Task directions:
Start at the line containing "Give me the Chart.js source for this chart." and stop at the line containing "320.6, 320.2, 319.8];"; copy those lines exactly, both ends included, and no others.

Stored data:
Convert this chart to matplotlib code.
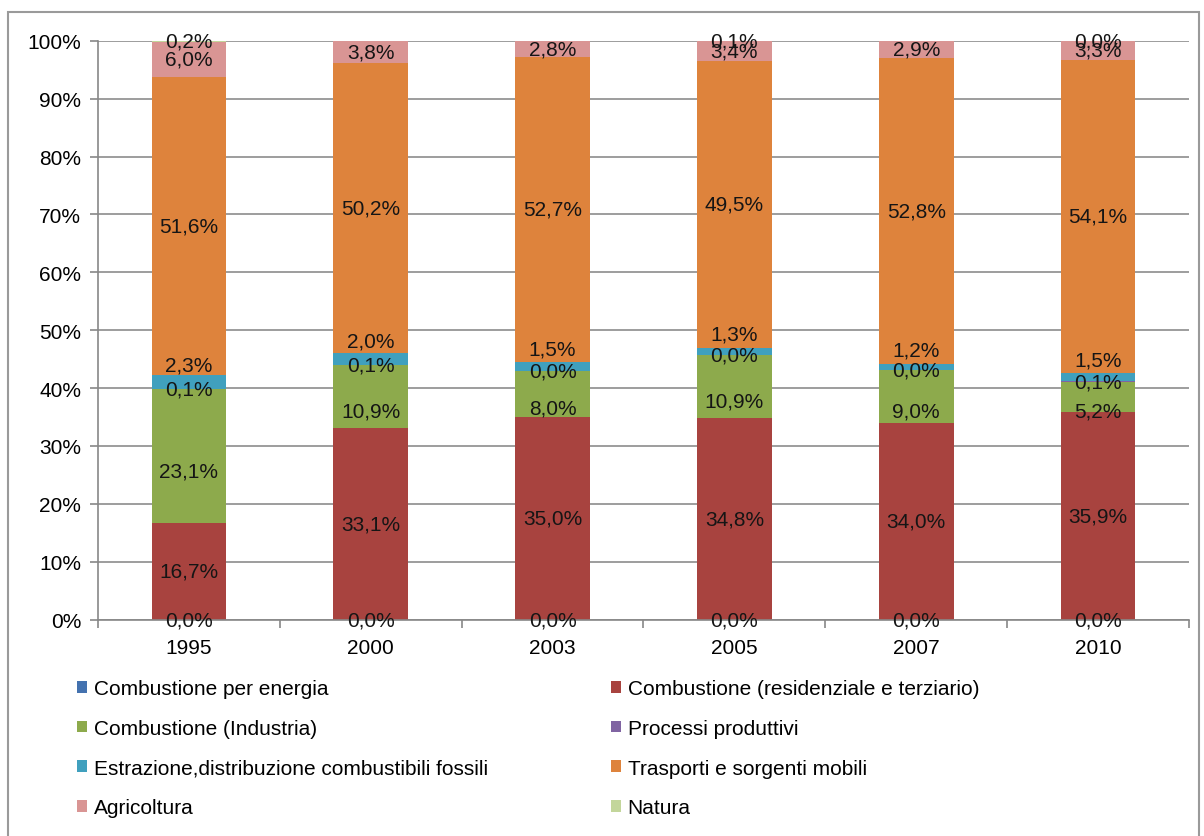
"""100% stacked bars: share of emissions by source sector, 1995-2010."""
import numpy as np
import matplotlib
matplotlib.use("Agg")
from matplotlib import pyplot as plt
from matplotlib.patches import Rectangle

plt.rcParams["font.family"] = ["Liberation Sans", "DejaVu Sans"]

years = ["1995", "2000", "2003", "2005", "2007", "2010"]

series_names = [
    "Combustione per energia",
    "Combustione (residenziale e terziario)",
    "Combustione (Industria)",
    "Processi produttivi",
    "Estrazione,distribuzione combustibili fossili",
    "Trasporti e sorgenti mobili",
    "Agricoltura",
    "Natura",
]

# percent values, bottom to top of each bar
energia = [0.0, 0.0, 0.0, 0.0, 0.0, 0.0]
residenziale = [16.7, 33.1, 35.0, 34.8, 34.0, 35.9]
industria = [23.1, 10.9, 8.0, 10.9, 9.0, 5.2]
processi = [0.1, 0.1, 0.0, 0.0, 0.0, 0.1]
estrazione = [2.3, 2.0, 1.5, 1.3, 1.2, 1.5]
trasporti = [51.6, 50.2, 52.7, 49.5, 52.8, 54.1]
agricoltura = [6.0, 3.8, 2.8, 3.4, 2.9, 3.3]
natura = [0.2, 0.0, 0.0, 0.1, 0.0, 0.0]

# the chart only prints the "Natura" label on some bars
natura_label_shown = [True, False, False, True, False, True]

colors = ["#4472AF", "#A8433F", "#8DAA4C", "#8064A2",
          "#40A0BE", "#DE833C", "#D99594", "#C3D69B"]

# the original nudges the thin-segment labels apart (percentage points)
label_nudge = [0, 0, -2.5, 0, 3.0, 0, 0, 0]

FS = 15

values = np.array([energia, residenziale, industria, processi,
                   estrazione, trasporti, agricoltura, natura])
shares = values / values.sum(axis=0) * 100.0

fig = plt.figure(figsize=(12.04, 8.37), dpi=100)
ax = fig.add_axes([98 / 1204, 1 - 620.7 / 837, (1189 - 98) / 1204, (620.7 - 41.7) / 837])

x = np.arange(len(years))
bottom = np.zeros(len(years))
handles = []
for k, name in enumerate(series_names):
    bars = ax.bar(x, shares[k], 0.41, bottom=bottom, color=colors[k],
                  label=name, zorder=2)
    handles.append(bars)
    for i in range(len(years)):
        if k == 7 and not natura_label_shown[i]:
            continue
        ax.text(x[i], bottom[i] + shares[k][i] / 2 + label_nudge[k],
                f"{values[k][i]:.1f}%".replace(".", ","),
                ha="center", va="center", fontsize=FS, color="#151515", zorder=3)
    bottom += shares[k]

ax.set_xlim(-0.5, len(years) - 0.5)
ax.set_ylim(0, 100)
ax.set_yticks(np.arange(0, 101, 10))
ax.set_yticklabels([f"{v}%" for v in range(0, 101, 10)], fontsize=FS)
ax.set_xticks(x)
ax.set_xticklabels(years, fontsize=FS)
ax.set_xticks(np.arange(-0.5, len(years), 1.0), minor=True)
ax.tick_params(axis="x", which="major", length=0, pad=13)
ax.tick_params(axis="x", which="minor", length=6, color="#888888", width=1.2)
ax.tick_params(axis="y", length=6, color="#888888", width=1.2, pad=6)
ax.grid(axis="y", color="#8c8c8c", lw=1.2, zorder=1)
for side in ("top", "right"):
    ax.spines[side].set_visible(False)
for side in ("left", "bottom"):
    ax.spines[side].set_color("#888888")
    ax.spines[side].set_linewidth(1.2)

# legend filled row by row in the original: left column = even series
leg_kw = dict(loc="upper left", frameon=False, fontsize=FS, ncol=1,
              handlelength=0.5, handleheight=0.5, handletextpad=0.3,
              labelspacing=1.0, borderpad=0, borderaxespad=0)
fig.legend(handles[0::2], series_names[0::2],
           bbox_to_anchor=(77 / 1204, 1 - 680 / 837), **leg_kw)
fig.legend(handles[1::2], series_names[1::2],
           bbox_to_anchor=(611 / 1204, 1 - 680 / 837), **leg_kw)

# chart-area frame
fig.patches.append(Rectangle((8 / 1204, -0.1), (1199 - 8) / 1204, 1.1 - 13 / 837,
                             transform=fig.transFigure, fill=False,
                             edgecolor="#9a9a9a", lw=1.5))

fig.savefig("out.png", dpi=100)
---
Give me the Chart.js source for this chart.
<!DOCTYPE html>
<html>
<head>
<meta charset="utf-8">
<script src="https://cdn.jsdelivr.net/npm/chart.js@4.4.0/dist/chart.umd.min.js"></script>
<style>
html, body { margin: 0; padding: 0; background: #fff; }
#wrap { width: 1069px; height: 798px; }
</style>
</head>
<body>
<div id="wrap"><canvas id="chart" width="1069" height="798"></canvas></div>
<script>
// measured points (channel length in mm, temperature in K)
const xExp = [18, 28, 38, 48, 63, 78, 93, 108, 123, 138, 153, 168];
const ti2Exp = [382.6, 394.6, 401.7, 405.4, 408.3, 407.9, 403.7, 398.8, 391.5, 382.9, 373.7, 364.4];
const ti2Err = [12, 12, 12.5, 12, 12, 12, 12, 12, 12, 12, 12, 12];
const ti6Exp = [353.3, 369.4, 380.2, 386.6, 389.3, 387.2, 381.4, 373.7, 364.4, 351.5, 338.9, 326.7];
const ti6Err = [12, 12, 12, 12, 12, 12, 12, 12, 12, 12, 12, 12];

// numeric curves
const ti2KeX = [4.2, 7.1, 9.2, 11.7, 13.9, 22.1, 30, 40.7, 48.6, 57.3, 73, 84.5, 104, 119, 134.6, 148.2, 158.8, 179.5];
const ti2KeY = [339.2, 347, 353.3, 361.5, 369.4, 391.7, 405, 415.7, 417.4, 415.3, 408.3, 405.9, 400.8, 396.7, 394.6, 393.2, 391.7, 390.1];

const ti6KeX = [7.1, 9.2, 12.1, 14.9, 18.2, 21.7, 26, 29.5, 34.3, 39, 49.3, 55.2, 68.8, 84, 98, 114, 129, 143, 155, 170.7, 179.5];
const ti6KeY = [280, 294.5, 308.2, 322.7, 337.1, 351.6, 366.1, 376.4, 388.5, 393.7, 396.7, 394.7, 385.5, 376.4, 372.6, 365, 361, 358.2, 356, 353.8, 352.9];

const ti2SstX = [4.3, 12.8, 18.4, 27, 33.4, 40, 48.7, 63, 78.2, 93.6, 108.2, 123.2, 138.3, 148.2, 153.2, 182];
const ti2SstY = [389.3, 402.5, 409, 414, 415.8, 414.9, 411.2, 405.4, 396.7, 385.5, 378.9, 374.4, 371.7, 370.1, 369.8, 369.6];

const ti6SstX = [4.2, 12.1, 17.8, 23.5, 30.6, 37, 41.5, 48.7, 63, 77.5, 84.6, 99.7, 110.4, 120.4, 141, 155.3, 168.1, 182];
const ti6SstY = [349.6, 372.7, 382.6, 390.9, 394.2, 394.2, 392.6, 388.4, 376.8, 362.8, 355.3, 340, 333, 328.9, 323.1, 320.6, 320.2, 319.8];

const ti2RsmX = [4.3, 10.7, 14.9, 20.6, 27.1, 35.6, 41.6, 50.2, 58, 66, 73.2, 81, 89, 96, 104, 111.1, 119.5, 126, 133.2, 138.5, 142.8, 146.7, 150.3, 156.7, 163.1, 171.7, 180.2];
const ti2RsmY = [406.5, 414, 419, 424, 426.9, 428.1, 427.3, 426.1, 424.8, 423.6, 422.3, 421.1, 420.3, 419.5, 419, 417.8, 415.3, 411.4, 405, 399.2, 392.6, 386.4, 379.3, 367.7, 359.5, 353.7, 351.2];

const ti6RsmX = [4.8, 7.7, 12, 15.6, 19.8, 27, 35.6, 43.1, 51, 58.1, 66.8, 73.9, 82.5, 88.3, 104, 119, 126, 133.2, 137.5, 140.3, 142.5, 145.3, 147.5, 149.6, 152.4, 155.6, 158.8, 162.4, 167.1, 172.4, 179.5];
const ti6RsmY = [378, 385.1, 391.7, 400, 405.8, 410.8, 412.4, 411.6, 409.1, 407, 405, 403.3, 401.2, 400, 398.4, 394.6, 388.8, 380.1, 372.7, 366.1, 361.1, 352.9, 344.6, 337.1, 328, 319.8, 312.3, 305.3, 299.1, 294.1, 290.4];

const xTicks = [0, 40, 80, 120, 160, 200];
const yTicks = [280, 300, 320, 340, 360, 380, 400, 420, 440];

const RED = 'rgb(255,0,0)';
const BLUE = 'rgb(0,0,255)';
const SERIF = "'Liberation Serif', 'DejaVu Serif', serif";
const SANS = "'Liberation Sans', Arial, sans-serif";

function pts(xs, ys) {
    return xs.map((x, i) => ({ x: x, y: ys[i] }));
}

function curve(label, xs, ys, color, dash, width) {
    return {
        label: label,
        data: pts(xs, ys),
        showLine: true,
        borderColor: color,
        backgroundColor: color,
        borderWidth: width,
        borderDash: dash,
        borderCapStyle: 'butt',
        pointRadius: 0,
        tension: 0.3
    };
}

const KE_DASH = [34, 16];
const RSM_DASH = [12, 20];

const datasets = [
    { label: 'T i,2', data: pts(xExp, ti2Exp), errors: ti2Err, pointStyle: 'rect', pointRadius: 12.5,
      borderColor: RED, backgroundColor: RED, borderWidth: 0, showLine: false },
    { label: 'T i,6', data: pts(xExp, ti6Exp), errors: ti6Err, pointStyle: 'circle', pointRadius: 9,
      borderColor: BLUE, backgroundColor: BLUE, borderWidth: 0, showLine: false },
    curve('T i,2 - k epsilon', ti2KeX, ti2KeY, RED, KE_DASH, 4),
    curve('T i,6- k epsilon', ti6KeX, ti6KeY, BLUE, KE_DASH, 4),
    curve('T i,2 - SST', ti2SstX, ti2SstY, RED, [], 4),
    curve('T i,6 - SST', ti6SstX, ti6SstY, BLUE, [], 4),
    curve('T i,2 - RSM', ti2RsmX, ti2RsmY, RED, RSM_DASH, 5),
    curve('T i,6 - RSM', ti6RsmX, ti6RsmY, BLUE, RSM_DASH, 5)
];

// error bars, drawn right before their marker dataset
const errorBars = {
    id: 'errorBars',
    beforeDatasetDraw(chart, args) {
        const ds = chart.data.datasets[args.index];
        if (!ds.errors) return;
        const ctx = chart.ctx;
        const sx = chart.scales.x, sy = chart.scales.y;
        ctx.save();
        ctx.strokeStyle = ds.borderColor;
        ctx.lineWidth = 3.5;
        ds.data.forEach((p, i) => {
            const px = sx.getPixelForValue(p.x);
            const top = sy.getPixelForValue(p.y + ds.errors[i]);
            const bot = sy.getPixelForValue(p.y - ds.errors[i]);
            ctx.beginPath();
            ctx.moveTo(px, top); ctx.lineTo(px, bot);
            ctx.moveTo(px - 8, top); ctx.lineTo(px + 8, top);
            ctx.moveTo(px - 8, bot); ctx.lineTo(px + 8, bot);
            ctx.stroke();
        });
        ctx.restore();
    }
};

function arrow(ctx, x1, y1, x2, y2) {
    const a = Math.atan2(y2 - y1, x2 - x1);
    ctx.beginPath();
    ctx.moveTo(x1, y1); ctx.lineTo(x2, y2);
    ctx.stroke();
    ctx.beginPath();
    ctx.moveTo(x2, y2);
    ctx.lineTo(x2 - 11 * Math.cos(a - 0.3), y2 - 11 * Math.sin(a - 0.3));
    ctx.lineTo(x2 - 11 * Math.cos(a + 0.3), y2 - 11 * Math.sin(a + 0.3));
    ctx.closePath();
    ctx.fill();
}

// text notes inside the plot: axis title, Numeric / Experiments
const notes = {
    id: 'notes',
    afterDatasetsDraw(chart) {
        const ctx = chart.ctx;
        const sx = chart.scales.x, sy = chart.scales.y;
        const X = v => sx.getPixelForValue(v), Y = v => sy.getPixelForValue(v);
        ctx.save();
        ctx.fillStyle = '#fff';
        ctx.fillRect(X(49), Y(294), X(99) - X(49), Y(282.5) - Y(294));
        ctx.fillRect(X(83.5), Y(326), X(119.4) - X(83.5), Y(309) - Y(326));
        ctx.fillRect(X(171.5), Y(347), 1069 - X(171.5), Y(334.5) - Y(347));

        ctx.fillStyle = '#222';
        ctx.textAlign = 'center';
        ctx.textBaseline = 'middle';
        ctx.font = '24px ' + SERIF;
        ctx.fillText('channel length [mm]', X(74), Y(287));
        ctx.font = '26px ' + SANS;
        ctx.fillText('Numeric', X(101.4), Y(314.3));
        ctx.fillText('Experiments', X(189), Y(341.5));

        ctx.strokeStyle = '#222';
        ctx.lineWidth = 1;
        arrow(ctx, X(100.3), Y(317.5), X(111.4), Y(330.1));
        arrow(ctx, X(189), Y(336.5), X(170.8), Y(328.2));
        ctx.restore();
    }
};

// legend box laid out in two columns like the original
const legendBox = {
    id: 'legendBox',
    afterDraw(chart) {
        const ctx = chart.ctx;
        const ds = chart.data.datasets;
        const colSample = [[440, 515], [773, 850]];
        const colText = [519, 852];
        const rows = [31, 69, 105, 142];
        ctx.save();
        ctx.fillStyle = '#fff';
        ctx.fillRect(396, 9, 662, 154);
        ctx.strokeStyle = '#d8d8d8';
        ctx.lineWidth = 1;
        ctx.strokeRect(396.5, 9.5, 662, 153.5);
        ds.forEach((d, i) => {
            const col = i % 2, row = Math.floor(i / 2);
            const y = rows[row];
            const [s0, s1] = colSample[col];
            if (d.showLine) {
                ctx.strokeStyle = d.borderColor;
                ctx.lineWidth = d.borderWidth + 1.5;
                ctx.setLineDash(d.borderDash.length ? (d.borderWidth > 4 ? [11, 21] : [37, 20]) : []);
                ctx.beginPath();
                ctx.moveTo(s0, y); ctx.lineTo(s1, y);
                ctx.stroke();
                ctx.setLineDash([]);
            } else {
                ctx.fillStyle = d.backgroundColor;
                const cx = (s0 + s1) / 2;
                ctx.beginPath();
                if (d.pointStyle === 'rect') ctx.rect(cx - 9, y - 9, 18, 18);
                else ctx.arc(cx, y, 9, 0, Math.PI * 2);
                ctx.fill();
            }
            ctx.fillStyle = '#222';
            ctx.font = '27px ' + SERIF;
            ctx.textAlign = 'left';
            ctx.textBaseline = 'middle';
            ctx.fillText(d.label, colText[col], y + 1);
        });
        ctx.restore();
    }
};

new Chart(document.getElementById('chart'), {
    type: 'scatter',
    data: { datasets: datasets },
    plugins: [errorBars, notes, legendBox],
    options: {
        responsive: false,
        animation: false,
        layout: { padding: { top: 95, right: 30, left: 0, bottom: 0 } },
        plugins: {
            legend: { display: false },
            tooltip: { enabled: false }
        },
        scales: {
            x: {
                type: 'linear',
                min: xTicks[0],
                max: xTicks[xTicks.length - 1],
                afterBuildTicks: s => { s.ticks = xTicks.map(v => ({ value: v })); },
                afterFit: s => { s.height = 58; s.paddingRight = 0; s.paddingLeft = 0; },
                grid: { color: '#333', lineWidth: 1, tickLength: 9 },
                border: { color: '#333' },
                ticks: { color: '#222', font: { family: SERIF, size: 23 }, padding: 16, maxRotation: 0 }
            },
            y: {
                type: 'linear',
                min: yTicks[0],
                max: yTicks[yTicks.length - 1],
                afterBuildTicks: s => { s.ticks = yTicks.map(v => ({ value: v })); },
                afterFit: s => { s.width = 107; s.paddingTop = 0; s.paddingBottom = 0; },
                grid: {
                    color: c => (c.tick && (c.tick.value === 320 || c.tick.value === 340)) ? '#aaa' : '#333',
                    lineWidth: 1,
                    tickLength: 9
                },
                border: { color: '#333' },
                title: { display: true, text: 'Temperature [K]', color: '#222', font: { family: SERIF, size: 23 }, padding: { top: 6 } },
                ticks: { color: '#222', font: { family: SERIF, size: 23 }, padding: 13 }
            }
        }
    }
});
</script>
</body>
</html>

Full response:
Give me the Chart.js source for this chart.
<!DOCTYPE html>
<html>
<head>
<meta charset="utf-8">
<script src="https://cdn.jsdelivr.net/npm/chart.js@4.4.0/dist/chart.umd.min.js"></script>
<style>
html, body { margin: 0; padding: 0; background: #fff; }
#wrap { width: 1069px; height: 798px; }
</style>
</head>
<body>
<div id="wrap"><canvas id="chart" width="1069" height="798"></canvas></div>
<script>
// measured points (channel length in mm, temperature in K)
const xExp = [18, 28, 38, 48, 63, 78, 93, 108, 123, 138, 153, 168];
const ti2Exp = [382.6, 394.6, 401.7, 405.4, 408.3, 407.9, 403.7, 398.8, 391.5, 382.9, 373.7, 364.4];
const ti2Err = [12, 12, 12.5, 12, 12, 12, 12, 12, 12, 12, 12, 12];
const ti6Exp = [353.3, 369.4, 380.2, 386.6, 389.3, 387.2, 381.4, 373.7, 364.4, 351.5, 338.9, 326.7];
const ti6Err = [12, 12, 12, 12, 12, 12, 12, 12, 12, 12, 12, 12];

// numeric curves
const ti2KeX = [4.2, 7.1, 9.2, 11.7, 13.9, 22.1, 30, 40.7, 48.6, 57.3, 73, 84.5, 104, 119, 134.6, 148.2, 158.8, 179.5];
const ti2KeY = [339.2, 347, 353.3, 361.5, 369.4, 391.7, 405, 415.7, 417.4, 415.3, 408.3, 405.9, 400.8, 396.7, 394.6, 393.2, 391.7, 390.1];

const ti6KeX = [7.1, 9.2, 12.1, 14.9, 18.2, 21.7, 26, 29.5, 34.3, 39, 49.3, 55.2, 68.8, 84, 98, 114, 129, 143, 155, 170.7, 179.5];
const ti6KeY = [280, 294.5, 308.2, 322.7, 337.1, 351.6, 366.1, 376.4, 388.5, 393.7, 396.7, 394.7, 385.5, 376.4, 372.6, 365, 361, 358.2, 356, 353.8, 352.9];

const ti2SstX = [4.3, 12.8, 18.4, 27, 33.4, 40, 48.7, 63, 78.2, 93.6, 108.2, 123.2, 138.3, 148.2, 153.2, 182];
const ti2SstY = [389.3, 402.5, 409, 414, 415.8, 414.9, 411.2, 405.4, 396.7, 385.5, 378.9, 374.4, 371.7, 370.1, 369.8, 369.6];

const ti6SstX = [4.2, 12.1, 17.8, 23.5, 30.6, 37, 41.5, 48.7, 63, 77.5, 84.6, 99.7, 110.4, 120.4, 141, 155.3, 168.1, 182];
const ti6SstY = [349.6, 372.7, 382.6, 390.9, 394.2, 394.2, 392.6, 388.4, 376.8, 362.8, 355.3, 340, 333, 328.9, 323.1, 320.6, 320.2, 319.8];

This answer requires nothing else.